TO BE DONE:
Quote the data exactly, first line to the line containing "const c45Y = [4.836, 4.929, 5.135, 5.446, 5.863, 6.0];", with no pictures.

----------

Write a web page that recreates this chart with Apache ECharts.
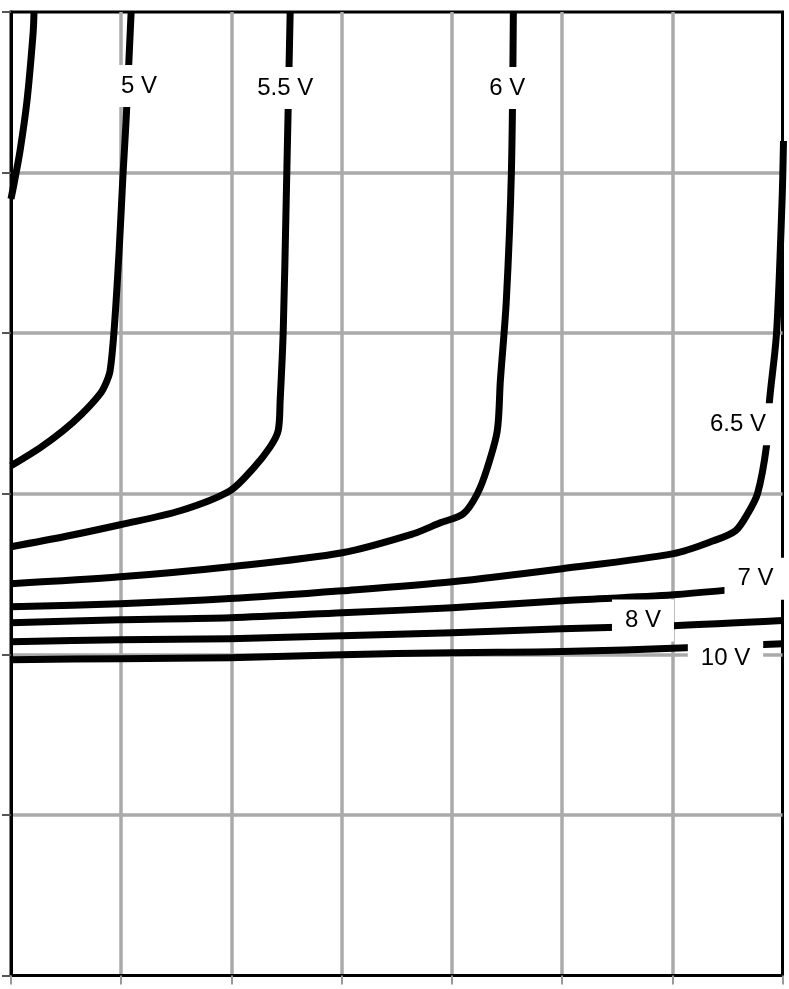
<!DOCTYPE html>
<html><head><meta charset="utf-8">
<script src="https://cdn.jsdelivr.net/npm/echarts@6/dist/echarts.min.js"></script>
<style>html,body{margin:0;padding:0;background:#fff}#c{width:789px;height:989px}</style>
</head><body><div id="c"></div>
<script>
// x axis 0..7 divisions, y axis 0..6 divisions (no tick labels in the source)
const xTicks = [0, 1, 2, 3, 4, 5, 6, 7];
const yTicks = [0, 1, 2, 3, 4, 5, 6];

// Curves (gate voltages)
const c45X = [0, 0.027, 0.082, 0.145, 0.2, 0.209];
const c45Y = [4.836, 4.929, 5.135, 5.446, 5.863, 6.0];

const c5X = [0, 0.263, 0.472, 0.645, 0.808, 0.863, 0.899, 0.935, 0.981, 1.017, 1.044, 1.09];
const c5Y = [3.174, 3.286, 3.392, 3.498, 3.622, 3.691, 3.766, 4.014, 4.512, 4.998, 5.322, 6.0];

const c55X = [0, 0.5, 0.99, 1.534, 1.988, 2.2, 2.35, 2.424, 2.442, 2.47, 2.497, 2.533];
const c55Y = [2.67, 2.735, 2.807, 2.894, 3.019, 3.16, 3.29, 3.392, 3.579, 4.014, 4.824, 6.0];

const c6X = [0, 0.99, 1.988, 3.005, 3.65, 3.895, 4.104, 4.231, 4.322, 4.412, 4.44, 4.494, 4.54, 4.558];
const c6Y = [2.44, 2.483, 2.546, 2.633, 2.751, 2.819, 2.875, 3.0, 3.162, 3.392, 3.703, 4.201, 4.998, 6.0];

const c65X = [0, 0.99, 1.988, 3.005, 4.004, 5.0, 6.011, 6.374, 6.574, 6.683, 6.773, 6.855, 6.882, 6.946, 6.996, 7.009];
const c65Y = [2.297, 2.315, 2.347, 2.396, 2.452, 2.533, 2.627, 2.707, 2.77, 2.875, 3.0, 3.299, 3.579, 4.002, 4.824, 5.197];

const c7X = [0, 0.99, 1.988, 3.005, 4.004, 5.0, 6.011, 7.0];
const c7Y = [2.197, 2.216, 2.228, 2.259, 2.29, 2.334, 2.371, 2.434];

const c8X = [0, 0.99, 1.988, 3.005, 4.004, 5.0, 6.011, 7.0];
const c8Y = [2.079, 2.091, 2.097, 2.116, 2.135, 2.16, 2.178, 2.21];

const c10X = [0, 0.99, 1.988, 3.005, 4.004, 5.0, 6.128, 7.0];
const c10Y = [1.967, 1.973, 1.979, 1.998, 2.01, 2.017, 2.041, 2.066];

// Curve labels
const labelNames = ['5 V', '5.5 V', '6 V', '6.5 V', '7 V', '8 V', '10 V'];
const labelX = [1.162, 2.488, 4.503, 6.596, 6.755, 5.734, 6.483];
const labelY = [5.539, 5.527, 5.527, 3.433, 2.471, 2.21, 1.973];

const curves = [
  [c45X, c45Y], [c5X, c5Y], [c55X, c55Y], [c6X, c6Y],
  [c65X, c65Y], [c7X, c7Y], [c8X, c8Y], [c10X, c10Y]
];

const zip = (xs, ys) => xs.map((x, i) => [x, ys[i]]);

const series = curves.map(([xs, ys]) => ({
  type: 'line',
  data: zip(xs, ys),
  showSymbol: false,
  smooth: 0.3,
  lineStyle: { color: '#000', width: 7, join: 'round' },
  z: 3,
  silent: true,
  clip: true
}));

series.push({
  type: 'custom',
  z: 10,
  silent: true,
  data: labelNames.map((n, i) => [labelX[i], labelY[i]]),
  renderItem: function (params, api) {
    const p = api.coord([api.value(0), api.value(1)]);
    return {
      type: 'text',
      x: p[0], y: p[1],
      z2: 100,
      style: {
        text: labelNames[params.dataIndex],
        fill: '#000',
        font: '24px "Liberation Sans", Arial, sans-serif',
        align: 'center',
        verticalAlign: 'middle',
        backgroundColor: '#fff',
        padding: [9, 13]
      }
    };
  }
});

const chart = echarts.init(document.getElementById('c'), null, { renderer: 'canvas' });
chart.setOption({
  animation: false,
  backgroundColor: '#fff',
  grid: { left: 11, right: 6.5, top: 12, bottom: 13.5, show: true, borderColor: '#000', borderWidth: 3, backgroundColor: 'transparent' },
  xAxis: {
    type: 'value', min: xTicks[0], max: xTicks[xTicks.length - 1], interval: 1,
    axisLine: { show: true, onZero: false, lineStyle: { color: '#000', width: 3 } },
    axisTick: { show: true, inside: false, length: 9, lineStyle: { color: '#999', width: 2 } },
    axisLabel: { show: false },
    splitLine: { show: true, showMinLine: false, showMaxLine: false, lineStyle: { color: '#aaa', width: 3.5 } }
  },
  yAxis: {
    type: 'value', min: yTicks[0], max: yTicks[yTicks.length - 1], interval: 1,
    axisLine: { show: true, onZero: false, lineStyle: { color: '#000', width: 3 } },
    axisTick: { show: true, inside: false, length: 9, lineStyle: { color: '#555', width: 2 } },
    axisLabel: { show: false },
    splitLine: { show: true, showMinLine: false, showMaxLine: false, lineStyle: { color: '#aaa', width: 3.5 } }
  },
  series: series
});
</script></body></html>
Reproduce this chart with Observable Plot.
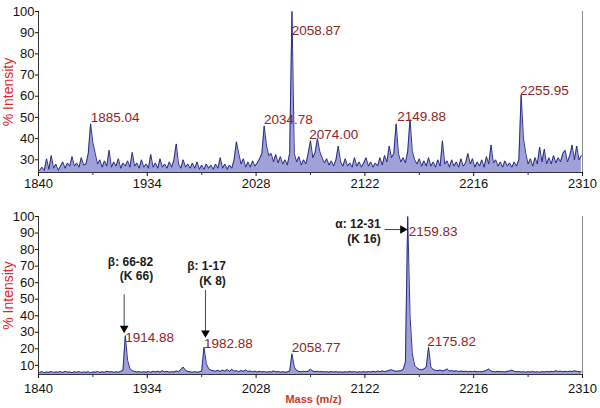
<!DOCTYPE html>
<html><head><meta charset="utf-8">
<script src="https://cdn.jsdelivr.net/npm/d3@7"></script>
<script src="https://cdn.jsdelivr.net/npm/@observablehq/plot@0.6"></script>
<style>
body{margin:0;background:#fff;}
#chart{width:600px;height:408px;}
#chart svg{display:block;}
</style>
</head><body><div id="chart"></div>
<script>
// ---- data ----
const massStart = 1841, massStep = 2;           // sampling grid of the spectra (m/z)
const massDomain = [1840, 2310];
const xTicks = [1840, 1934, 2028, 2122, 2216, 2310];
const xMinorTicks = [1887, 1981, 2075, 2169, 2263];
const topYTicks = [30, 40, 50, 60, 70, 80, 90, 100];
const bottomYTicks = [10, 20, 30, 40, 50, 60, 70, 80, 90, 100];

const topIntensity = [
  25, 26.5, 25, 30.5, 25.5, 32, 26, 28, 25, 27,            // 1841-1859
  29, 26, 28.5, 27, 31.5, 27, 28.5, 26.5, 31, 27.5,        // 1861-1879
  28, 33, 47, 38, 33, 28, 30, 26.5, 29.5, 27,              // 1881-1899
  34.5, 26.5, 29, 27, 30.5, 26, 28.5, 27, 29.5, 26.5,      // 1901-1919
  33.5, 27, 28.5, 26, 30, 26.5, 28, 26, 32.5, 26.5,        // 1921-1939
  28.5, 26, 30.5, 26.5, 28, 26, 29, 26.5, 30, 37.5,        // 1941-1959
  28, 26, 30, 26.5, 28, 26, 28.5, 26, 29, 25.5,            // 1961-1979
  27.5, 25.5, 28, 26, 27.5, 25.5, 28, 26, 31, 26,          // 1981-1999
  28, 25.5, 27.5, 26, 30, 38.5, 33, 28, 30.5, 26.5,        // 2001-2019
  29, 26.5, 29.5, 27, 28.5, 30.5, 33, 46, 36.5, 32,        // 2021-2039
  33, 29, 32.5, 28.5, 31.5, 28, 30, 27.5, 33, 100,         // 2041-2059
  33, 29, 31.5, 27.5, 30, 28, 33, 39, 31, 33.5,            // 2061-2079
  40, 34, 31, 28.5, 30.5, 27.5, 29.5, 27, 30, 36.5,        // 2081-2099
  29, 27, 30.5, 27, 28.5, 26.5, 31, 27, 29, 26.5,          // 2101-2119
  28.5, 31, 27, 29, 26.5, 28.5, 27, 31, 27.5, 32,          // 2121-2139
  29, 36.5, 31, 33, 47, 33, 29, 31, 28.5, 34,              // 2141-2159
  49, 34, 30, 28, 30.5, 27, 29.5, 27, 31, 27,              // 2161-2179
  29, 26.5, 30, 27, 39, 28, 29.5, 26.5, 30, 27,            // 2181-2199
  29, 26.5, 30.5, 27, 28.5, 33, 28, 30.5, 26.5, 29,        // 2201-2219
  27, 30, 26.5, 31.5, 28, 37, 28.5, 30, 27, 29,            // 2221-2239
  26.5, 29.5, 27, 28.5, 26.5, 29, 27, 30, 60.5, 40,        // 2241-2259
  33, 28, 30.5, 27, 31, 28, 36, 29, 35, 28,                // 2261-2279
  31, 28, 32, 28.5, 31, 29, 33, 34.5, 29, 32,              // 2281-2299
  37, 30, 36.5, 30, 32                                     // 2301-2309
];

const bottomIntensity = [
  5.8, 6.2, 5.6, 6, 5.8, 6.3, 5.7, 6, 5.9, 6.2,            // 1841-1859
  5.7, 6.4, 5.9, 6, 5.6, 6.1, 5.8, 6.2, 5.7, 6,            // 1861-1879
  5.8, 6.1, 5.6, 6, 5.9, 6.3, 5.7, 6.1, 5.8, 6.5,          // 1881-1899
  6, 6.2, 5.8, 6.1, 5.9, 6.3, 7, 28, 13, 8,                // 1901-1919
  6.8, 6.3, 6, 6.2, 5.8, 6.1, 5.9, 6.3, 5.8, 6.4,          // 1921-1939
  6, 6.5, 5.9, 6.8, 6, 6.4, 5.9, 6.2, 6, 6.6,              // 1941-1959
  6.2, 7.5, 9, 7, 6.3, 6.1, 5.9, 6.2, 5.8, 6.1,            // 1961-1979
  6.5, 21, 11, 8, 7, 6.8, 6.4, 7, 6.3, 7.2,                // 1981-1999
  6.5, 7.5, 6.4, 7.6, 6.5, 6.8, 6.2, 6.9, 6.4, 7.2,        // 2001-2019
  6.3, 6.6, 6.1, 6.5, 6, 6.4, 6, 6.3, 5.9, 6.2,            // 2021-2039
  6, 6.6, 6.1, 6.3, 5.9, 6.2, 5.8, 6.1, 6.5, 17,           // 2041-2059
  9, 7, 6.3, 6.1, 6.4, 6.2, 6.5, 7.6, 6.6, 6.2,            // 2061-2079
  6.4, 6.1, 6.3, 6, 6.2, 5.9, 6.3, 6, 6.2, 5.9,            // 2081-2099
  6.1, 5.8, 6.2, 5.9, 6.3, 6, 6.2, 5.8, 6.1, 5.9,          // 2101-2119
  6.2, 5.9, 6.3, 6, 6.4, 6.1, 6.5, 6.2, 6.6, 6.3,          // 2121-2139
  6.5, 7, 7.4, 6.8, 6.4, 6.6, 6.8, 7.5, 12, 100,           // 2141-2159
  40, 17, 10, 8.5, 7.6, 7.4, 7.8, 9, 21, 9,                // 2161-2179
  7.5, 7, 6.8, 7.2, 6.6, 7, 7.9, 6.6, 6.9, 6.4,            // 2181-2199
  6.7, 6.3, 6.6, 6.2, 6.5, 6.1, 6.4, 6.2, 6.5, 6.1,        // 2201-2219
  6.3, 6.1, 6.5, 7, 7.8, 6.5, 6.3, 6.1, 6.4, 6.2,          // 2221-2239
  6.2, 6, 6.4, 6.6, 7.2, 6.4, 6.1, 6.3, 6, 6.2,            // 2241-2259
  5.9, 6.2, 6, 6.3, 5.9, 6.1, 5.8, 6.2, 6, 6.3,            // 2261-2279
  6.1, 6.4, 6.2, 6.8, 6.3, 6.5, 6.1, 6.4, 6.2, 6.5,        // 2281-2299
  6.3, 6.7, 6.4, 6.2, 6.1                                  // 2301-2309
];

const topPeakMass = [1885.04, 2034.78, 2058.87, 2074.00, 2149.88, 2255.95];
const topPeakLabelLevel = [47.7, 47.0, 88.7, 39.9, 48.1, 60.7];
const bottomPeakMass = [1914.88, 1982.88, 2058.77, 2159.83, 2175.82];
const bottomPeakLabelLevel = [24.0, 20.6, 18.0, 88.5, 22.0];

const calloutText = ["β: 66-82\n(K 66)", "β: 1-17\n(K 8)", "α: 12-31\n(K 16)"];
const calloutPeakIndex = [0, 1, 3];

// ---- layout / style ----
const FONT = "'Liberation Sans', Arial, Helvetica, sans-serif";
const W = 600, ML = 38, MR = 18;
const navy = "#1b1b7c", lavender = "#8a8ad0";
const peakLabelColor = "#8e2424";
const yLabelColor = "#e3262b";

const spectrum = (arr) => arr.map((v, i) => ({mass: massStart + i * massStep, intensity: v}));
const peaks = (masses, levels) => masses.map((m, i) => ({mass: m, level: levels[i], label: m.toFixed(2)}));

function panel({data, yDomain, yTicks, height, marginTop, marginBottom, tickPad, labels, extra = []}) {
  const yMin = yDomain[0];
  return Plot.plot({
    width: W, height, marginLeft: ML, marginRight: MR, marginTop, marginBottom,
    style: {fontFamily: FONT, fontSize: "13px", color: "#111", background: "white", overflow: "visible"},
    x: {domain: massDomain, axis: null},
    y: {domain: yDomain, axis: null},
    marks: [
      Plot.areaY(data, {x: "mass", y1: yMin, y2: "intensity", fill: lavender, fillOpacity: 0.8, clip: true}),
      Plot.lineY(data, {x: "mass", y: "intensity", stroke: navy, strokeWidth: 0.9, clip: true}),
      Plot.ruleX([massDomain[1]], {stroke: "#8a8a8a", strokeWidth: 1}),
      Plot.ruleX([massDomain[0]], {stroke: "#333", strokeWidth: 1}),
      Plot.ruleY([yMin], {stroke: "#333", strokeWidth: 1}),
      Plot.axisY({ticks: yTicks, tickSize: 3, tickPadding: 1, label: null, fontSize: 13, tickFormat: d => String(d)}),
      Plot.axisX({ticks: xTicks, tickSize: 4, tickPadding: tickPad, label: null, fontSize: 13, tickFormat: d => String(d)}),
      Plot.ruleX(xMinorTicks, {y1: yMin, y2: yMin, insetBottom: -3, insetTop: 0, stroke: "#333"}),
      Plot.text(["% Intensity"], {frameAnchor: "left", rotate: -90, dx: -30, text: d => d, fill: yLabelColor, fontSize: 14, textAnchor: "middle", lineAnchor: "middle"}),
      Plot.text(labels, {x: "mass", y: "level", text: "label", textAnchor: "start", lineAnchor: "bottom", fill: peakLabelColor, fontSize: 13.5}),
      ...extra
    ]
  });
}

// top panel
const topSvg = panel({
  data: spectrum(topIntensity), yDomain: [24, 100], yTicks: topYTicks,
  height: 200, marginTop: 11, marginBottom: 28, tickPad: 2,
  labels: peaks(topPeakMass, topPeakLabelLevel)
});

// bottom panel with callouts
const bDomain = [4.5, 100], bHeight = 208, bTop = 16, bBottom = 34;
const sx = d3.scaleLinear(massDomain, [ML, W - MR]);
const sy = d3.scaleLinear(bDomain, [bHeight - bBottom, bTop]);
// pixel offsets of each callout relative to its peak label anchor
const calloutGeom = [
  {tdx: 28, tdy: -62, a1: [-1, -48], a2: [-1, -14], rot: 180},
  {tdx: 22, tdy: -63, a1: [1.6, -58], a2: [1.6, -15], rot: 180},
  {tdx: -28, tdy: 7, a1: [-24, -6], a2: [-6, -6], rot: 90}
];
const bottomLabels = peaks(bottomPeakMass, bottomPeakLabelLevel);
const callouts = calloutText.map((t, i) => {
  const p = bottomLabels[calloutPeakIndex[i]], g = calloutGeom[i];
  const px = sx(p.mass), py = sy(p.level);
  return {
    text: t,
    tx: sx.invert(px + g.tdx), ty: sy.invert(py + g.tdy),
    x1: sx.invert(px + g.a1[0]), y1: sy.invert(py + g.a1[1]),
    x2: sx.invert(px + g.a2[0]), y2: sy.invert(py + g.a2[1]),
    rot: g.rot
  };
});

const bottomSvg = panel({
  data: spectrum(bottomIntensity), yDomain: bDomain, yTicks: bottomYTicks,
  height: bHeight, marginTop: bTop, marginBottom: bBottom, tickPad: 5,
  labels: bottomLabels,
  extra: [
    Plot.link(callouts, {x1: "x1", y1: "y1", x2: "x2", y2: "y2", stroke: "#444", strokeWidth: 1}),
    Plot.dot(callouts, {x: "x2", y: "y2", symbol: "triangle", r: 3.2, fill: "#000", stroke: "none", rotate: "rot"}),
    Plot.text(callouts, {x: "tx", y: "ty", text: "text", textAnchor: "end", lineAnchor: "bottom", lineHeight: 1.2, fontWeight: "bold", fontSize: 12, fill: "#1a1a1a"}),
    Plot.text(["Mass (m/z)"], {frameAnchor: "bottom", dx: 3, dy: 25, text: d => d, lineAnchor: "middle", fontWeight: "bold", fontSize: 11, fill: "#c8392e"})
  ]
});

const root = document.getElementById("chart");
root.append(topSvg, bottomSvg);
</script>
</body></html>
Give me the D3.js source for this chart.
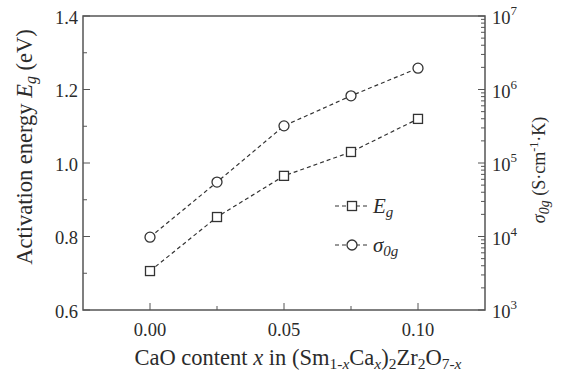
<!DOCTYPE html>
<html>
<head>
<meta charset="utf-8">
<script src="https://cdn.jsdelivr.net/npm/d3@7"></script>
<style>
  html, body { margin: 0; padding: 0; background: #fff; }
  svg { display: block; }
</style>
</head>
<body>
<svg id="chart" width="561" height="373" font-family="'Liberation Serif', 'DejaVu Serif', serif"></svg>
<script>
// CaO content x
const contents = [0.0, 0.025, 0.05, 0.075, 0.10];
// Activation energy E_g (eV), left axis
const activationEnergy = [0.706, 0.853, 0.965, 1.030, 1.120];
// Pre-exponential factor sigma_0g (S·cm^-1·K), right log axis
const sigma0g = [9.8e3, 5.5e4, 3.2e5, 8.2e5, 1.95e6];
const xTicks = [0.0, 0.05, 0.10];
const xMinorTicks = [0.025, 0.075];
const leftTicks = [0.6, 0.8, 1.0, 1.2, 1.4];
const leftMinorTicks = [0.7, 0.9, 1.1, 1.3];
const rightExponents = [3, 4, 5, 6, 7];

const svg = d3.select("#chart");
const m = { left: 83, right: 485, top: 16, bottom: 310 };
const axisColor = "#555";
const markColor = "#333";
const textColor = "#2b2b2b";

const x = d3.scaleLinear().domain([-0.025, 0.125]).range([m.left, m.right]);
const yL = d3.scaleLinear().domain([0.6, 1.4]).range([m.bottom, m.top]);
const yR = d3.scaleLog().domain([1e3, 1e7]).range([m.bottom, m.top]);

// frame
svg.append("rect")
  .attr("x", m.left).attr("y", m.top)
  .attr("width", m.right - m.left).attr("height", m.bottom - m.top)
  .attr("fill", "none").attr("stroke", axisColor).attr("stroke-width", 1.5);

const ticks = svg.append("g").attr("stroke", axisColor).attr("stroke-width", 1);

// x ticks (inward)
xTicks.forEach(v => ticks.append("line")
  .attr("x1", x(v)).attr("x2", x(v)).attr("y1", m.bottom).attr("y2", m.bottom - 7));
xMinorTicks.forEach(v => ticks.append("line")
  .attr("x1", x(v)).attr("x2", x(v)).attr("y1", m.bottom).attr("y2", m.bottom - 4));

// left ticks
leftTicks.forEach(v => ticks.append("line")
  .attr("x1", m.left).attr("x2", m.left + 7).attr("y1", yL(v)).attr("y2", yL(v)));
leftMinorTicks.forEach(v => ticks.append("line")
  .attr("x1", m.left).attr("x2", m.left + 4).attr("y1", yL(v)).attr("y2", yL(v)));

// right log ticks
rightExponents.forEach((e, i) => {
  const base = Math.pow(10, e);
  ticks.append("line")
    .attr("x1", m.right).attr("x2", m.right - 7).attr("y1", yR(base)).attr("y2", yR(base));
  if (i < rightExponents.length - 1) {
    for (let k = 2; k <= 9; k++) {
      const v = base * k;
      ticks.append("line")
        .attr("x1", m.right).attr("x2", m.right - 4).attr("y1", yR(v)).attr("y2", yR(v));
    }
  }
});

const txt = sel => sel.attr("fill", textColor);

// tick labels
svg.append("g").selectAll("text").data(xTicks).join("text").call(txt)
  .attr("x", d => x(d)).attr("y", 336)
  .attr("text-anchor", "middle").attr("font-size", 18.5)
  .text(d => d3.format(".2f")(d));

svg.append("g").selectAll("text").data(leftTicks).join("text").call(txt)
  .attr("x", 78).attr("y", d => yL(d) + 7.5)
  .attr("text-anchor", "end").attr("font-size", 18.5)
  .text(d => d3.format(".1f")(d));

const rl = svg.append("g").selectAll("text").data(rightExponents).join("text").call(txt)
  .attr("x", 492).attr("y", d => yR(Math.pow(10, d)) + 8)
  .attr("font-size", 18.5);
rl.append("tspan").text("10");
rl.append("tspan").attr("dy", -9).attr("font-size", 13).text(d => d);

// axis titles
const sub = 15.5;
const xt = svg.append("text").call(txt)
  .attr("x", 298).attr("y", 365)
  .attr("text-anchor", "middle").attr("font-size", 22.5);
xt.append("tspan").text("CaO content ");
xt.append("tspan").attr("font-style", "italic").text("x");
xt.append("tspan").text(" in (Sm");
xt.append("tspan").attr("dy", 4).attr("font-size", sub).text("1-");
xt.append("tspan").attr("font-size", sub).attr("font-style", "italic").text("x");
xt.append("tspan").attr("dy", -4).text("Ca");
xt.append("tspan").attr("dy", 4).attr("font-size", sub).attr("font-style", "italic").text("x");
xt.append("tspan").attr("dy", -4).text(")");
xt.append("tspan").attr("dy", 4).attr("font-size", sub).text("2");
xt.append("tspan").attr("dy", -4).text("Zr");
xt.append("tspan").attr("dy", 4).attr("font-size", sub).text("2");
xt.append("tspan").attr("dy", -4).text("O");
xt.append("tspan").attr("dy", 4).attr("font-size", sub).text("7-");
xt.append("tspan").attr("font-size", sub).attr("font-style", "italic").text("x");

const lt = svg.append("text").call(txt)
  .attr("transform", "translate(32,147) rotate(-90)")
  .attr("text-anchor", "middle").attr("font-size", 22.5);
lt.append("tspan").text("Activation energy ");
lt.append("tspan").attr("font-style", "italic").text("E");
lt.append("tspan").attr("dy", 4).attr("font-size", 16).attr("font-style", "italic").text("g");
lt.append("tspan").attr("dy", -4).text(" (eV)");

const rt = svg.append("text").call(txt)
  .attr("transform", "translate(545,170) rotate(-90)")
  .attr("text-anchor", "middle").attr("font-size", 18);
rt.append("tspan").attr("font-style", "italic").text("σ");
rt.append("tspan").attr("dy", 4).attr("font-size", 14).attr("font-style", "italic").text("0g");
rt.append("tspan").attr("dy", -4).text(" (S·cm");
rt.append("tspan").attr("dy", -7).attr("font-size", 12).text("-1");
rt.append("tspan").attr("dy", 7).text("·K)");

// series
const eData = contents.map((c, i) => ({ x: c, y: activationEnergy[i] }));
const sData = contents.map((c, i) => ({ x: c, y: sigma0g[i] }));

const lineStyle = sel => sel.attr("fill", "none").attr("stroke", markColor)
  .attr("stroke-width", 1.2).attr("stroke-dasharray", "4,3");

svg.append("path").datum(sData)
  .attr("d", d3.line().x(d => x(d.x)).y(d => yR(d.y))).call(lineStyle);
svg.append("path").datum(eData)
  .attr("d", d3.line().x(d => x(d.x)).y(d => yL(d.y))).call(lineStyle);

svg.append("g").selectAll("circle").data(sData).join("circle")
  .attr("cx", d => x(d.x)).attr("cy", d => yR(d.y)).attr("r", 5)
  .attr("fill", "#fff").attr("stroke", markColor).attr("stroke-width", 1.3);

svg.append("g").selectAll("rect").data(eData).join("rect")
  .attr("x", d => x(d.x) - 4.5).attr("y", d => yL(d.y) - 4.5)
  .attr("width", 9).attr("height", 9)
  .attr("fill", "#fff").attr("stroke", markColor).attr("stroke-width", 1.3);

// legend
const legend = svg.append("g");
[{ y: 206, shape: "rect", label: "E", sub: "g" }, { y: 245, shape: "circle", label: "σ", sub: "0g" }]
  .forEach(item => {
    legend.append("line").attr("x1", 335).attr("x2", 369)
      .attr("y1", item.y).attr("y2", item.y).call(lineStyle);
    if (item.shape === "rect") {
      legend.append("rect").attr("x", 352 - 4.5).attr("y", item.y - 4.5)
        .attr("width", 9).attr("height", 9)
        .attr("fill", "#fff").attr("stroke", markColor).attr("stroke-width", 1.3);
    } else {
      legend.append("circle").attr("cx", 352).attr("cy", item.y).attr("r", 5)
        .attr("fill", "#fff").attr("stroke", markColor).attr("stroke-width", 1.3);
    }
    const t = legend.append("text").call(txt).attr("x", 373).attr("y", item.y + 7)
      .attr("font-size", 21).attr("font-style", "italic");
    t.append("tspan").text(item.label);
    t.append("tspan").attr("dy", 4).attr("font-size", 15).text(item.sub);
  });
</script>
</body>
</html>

----------

RESULT OF THIS EXERCISE:
Write a web page that recreates this chart with Apache ECharts.
<!DOCTYPE html>
<html><head><meta charset="utf-8">
<script src="https://cdn.jsdelivr.net/npm/echarts@6/dist/echarts.min.js"></script>
<style>html,body{margin:0;padding:0;background:#fff}#c{width:789px;height:989px}</style>
</head><body><div id="c"></div>
<script>
// x axis 0..7 divisions, y axis 0..6 divisions (no tick labels in the source)
const xTicks = [0, 1, 2, 3, 4, 5, 6, 7];
const yTicks = [0, 1, 2, 3, 4, 5, 6];

// Curves (gate voltages)
const c45X = [0, 0.027, 0.082, 0.145, 0.2, 0.209];
const c45Y = [4.836, 4.929, 5.135, 5.446, 5.863, 6.0];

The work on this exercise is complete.